Unfortunately, this reasoning strikes me as circular, and La Cieca would even go so far to say that in this instance Tommasini begs the question.  And you cannot even know how overjoyed your doyenne is to have a chance to use that expression in its correct sense. But hold your applause for my usage until you hear out my reasoning.

It seems to La Cieca that audiences (among them Mr. Tommasini) tend to fasten on to a somewhat sentimentalized characterization of Tosca as “deeply religious,” based at least in part on her business with the candles and the crucifix. And since she is deeply religious (that’s already been established, you see), the placing of the candles must surely then be an expression of her sincere faith. And how do we know that faith is sincere? Well, the candles, stupid.

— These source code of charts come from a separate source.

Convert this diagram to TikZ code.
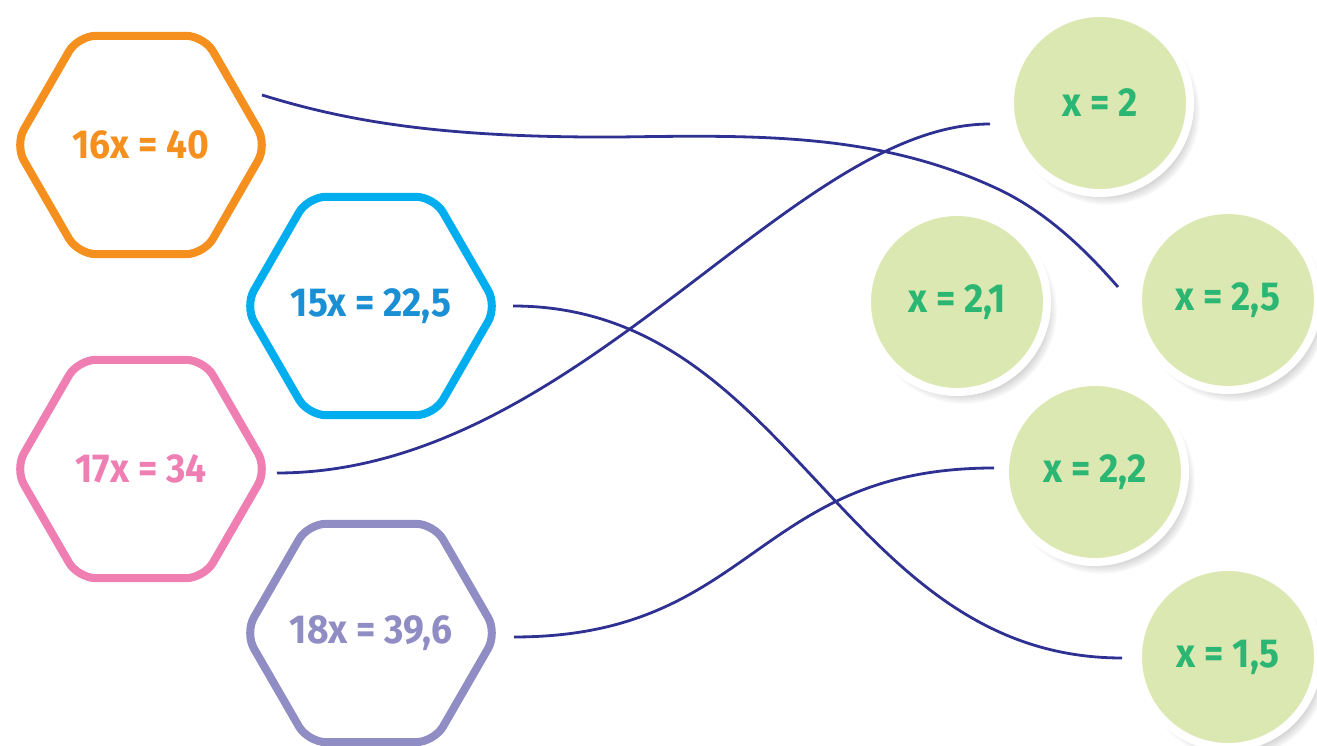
\documentclass[tikz,border=0pt]{standalone}
\usepackage{fontspec}
\setmainfont{Fira Sans}[FakeStretch=0.92]
\usetikzlibrary{shapes.geometric, shadows, calc}

\definecolor{hexorange}{HTML}{F5901E}
\definecolor{hexblue}{HTML}{00AEEF}
\definecolor{txtblue}{HTML}{1B8FD3}
\definecolor{hexpink}{HTML}{EF7EB3}
\definecolor{hexpurple}{HTML}{908CC4}
\definecolor{solfill}{HTML}{DCE8B2}
\definecolor{soltext}{HTML}{2BB673}
\definecolor{wire}{HTML}{2E3192}

\newcommand{\eqlabel}[1]{\makebox[0pt]{#1}}

\begin{document}
\begin{tikzpicture}[x=0.01cm, y=-0.01cm,
            eq/.style={regular polygon, regular polygon sides=6, minimum size=2.52cm, inner sep=0pt,
                       line width=0.08cm, rounded corners=0.18cm, draw=#1, fill=white,
                       font=\bfseries\fontsize{11.5}{13}\selectfont},
            sol/.style={circle, minimum size=1.8cm, inner sep=0pt, fill=solfill, draw=white, line width=0.08cm,
                        circular drop shadow={shadow xshift=0.6mm, shadow yshift=-0.8mm, shadow scale=1.04, opacity=0.45},
                        text=soltext, font=\bfseries\fontsize{11.5}{13}\selectfont},
            match/.style={wire, line width=0.028cm}
        ]
            \useasboundingbox (0,0) rectangle (1317,746);

            % --- Gleichungen ---
            \node[eq=hexorange, text=hexorange] (h16) at (141,145) {\eqlabel{16x = 40}};
            \node[eq=hexblue, text=txtblue] (h15) at (371,306) {\eqlabel{15x = 22,5}};
            \node[eq=hexpink, text=hexpink] (h17) at (141,469) {\eqlabel{17x = 34}};
            \node[eq=hexpurple, text=hexpurple] (h18) at (371,633) {\eqlabel{18x = 39,6}};

            % --- Lösungen ---
            \node[sol] (c2) at (1100,103) {x = 2};
            \node[sol] (c21) at (957,302) {x = 2,1};
            \node[sol] (c25) at (1228,300) {x = 2,5};
            \node[sol] (c22) at (1095,472) {x = 2,2};
            \node[sol] (c15) at (1228,657) {x = 1,5};

            % Zuordnungslinien
            \draw[match] ([shift={(121,-50)}]h16.center) .. controls +(90,28) and +(-170,1) .. (620,137)
                .. controls +(140,-2) and +(-120,-57) .. (1000,190)
                .. controls +(50,24) and +(-28,-32) .. ([shift={(-110,-13)}]c25.center);
            \draw[match] ([shift={(136,4)}]h17.center) .. controls +(300,0) and +(-200,0) .. ([shift={(-110,21)}]c2.center);
            \draw[match] ([shift={(142,0)}]h15.center) .. controls +(280,0) and +(-280,0) .. ([shift={(-106,1)}]c15.center);
            \draw[match] ([shift={(143,4)}]h18.center) .. controls +(240,0) and +(-240,0) .. ([shift={(-101,-4)}]c22.center);
        \end{tikzpicture}
\end{document}
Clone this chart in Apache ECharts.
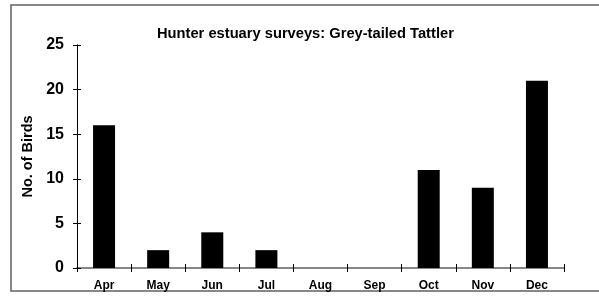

Now, La Cieca is perfectly willing to agree that the traditional business is consistent with deep religious conviction, but she does not think that only a deeply religious woman would resort to this action. Placing the candles is also consistent, I think, with a rather childish, superstitious woman who thinks she is breaking a jinx she has placed on herself. Or, for that matter, it could even be the behavior of an unbalanced diva who lives her entire life as a sort of grand performance; the candle bit, then, would be just the Bill Sampson touch to round out the murder with a touch of the romantic-gothic.

But if it can be conceded that Tosca might be something other than the Tommasini-prescribed Mother Teresa in a tiara, then the whole “she has to do this because she’s so religious” argument falls apart. This is not to say that a singer and a director cannot decide they want to portray Tosca as “deeply religious” (after all, this interpretation is consistent with the text) but simply that this portrayal is not the only valid one.

So the fuss about the candles is, I think, overblown. It is (or anyway was) an extremely effective piece of stage business, great “theater,” and no one is suggesting it be permanently discarded. But it’s not nearly as meaningful (or crucial) as some more literal-minded spectators seem to believe it is.

A final justification La Cieca would like to propose for the sometime omission of the candle business is that it is so familiar as to have lost the bulk of its impact, which at least at the beginning was based on the element of surprise. Naturally, when Sarah did it, it continued to hold interest, because it was Sarah doing it.  Over the years, though, the candle bit has been done so often that it has become a ritual, and as too often happens in the repetition of a ritual, the original meaning and purpose is slighted as the precision of the performance becomes fetishized.